* **Material**:
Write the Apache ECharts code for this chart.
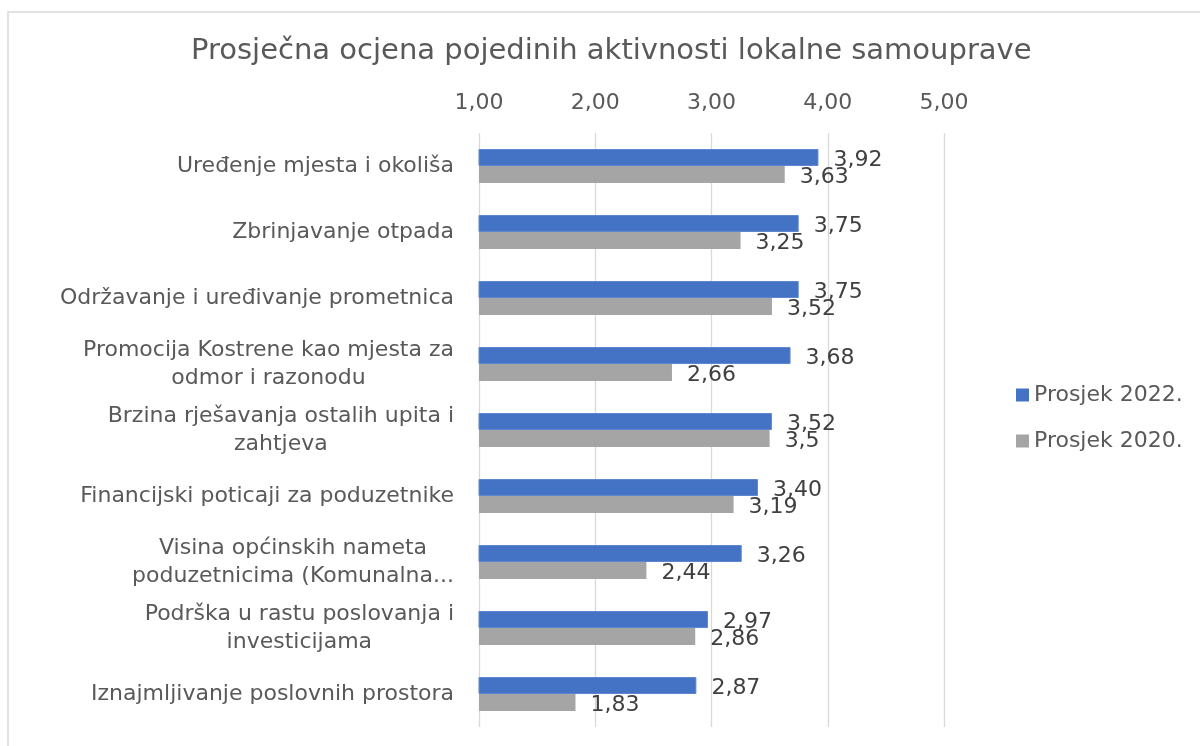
<!DOCTYPE html>
<html>
<head>
<meta charset="utf-8">
<script src="https://cdn.jsdelivr.net/npm/echarts@6/dist/echarts.min.js"></script>
<style>html,body{margin:0;padding:0;background:#fff}#c{width:1200px;height:746px}</style>
</head>
<body>
<div id="c"></div>
<script>
const title = 'Prosječna ocjena pojedinih aktivnosti lokalne samouprave';
const categories = [
  'Uređenje mjesta i okoliša',
  'Zbrinjavanje otpada',
  'Održavanje i uređivanje prometnica',
  'Promocija Kostrene kao mjesta za\nodmor i razonodu',
  'Brzina rješavanja ostalih upita i\nzahtjeva',
  'Financijski poticaji za poduzetnike',
  'Visina općinskih nameta\npoduzetnicima (Komunalna...',
  'Podrška u rastu poslovanja i\ninvesticijama',
  'Iznajmljivanje poslovnih prostora'
];
const seriesNames = ['Prosjek 2022.', 'Prosjek 2020.'];
const values2022 = [3.92, 3.75, 3.75, 3.68, 3.52, 3.40, 3.26, 2.97, 2.87];
const values2020 = [3.63, 3.25, 3.52, 2.66, 3.5, 3.19, 2.44, 2.86, 1.83];
const axisMin = 1, axisMax = 5, axisStep = 1;

const FONT = '"DejaVu Sans", sans-serif';
const LABEL_SIZE = 22;
const GREY_TEXT = '#595959';

// measure lines for centered multi-line category labels
const cv = document.createElement('canvas').getContext('2d');
cv.font = LABEL_SIZE + 'px "DejaVu Sans"';
const rich = {};
categories.forEach((c, i) => {
  const w = Math.max(...c.split('\n').map(l => cv.measureText(l).width)) + 2;
  rich['r' + i] = {width: w, align: 'center', fontSize: LABEL_SIZE, fontFamily: FONT, color: GREY_TEXT, lineHeight: 28};
});

const chart = echarts.init(document.getElementById('c'), null, {renderer: 'canvas'});
chart.setOption({
  animation: false,
  backgroundColor: '#fff',
  textStyle: {fontFamily: FONT},
  title: {
    text: title, left: 191, top: 37, padding: 0,
    textStyle: {fontSize: 29, fontWeight: 'normal', color: GREY_TEXT, fontFamily: FONT}
  },
  graphic: [{
    type: 'rect', silent: true, z: -1,
    shape: {x: 8, y: 12, width: 1400, height: 1000},
    style: {fill: 'none', stroke: '#d9d9d9', lineWidth: 1.5}
  }],
  legend: {
    orient: 'vertical', left: 1011, top: 379,
    itemWidth: 13, itemHeight: 13, itemGap: 24, icon: 'rect',
    itemStyle: {borderWidth: 0},
    textStyle: {fontSize: LABEL_SIZE, color: GREY_TEXT, fontFamily: FONT},
    data: seriesNames
  },
  grid: {left: 479, right: 256, top: 133, bottom: 19, containLabel: false},
  xAxis: {
    type: 'value', position: 'top', min: axisMin, max: axisMax, interval: axisStep,
    axisLine: {show: false}, axisTick: {show: false},
    splitLine: {show: true, lineStyle: {color: '#d9d9d9', width: 1.3}},
    axisLabel: {
      fontSize: LABEL_SIZE, color: GREY_TEXT, fontFamily: FONT, margin: 19,
      formatter: v => v.toFixed(2).replace('.', ',')
    }
  },
  yAxis: {
    type: 'category', inverse: true, data: categories,
    axisLine: {show: false}, axisTick: {show: false},
    axisLabel: {
      margin: 24, align: 'right', rich: rich,
      formatter: (v, i) => v.split('\n').map(l => '{r' + i + '|' + l + '}').join('\n')
    }
  },
  series: [
    {
      name: seriesNames[0], type: 'bar', data: values2022, barWidth: 17, barGap: '0%',
      itemStyle: {color: '#4472C4', borderColor: '#5f87d0', borderWidth: 1},
      label: {
        show: true, position: 'right', distance: 15, offset: [0, 3], fontSize: LABEL_SIZE, color: '#404040', fontFamily: FONT,
        formatter: p => p.value.toFixed(2).replace('.', ',')
      }
    },
    {
      name: seriesNames[1], type: 'bar', data: values2020, barWidth: 17, barGap: '0%',
      itemStyle: {color: '#A5A5A5'},
      label: {
        show: true, position: 'right', distance: 15, offset: [0, 3], fontSize: LABEL_SIZE, color: '#404040', fontFamily: FONT,
        formatter: p => String(p.value).replace('.', ',')
      }
    }
  ]
});
</script>
</body>
</html>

* **Stated task**: Repeat the material exactly as it reads, without any of its pictures.

* **Completed exercise**:
Write the Apache ECharts code for this chart.
<!DOCTYPE html>
<html>
<head>
<meta charset="utf-8">
<script src="https://cdn.jsdelivr.net/npm/echarts@6/dist/echarts.min.js"></script>
<style>html,body{margin:0;padding:0;background:#fff}#c{width:1200px;height:746px}</style>
</head>
<body>
<div id="c"></div>
<script>
const title = 'Prosječna ocjena pojedinih aktivnosti lokalne samouprave';
const categories = [
  'Uređenje mjesta i okoliša',
  'Zbrinjavanje otpada',
  'Održavanje i uređivanje prometnica',
  'Promocija Kostrene kao mjesta za\nodmor i razonodu',
  'Brzina rješavanja ostalih upita i\nzahtjeva',
  'Financijski poticaji za poduzetnike',
  'Visina općinskih nameta\npoduzetnicima (Komunalna...',
  'Podrška u rastu poslovanja i\ninvesticijama',
  'Iznajmljivanje poslovnih prostora'
];
const seriesNames = ['Prosjek 2022.', 'Prosjek 2020.'];
const values2022 = [3.92, 3.75, 3.75, 3.68, 3.52, 3.40, 3.26, 2.97, 2.87];
const values2020 = [3.63, 3.25, 3.52, 2.66, 3.5, 3.19, 2.44, 2.86, 1.83];
const axisMin = 1, axisMax = 5, axisStep = 1;

const FONT = '"DejaVu Sans", sans-serif';
const LABEL_SIZE = 22;
const GREY_TEXT = '#595959';

// measure lines for centered multi-line category labels
const cv = document.createElement('canvas').getContext('2d');
cv.font = LABEL_SIZE + 'px "DejaVu Sans"';
const rich = {};
categories.forEach((c, i) => {
  const w = Math.max(...c.split('\n').map(l => cv.measureText(l).width)) + 2;
  rich['r' + i] = {width: w, align: 'center', fontSize: LABEL_SIZE, fontFamily: FONT, color: GREY_TEXT, lineHeight: 28};
});

const chart = echarts.init(document.getElementById('c'), null, {renderer: 'canvas'});
chart.setOption({
  animation: false,
  backgroundColor: '#fff',
  textStyle: {fontFamily: FONT},
  title: {
    text: title, left: 191, top: 37, padding: 0,
    textStyle: {fontSize: 29, fontWeight: 'normal', color: GREY_TEXT, fontFamily: FONT}
  },
  graphic: [{
    type: 'rect', silent: true, z: -1,
    shape: {x: 8, y: 12, width: 1400, height: 1000},
    style: {fill: 'none', stroke: '#d9d9d9', lineWidth: 1.5}
  }],
  legend: {
    orient: 'vertical', left: 1011, top: 379,
    itemWidth: 13, itemHeight: 13, itemGap: 24, icon: 'rect',
    itemStyle: {borderWidth: 0},
    textStyle: {fontSize: LABEL_SIZE, color: GREY_TEXT, fontFamily: FONT},
    data: seriesNames
  },
  grid: {left: 479, right: 256, top: 133, bottom: 19, containLabel: false},
  xAxis: {
    type: 'value', position: 'top', min: axisMin, max: axisMax, interval: axisStep,
    axisLine: {show: false}, axisTick: {show: false},
    splitLine: {show: true, lineStyle: {color: '#d9d9d9', width: 1.3}},
    axisLabel: {
      fontSize: LABEL_SIZE, color: GREY_TEXT, fontFamily: FONT, margin: 19,
      formatter: v => v.toFixed(2).replace('.', ',')
    }
  },
  yAxis: {
    type: 'category', inverse: true, data: categories,
    axisLine: {show: false}, axisTick: {show: false},
    axisLabel: {
      margin: 24, align: 'right', rich: rich,
      formatter: (v, i) => v.split('\n').map(l => '{r' + i + '|' + l + '}').join('\n')
    }
  },
  series: [
    {
      name: seriesNames[0], type: 'bar', data: values2022, barWidth: 17, barGap: '0%',
      itemStyle: {color: '#4472C4', borderColor: '#5f87d0', borderWidth: 1},
      label: {
        show: true, position: 'right', distance: 15, offset: [0, 3], fontSize: LABEL_SIZE, color: '#404040', fontFamily: FONT,
        formatter: p => p.value.toFixed(2).replace('.', ',')
      }
    },
    {
      name: seriesNames[1], type: 'bar', data: values2020, barWidth: 17, barGap: '0%',
      itemStyle: {color: '#A5A5A5'},
      label: {
        show: true, position: 'right', distance: 15, offset: [0, 3], fontSize: LABEL_SIZE, color: '#404040', fontFamily: FONT,
        formatter: p => String(p.value).replace('.', ',')
      }
    }
  ]
});
</script>
</body>
</html>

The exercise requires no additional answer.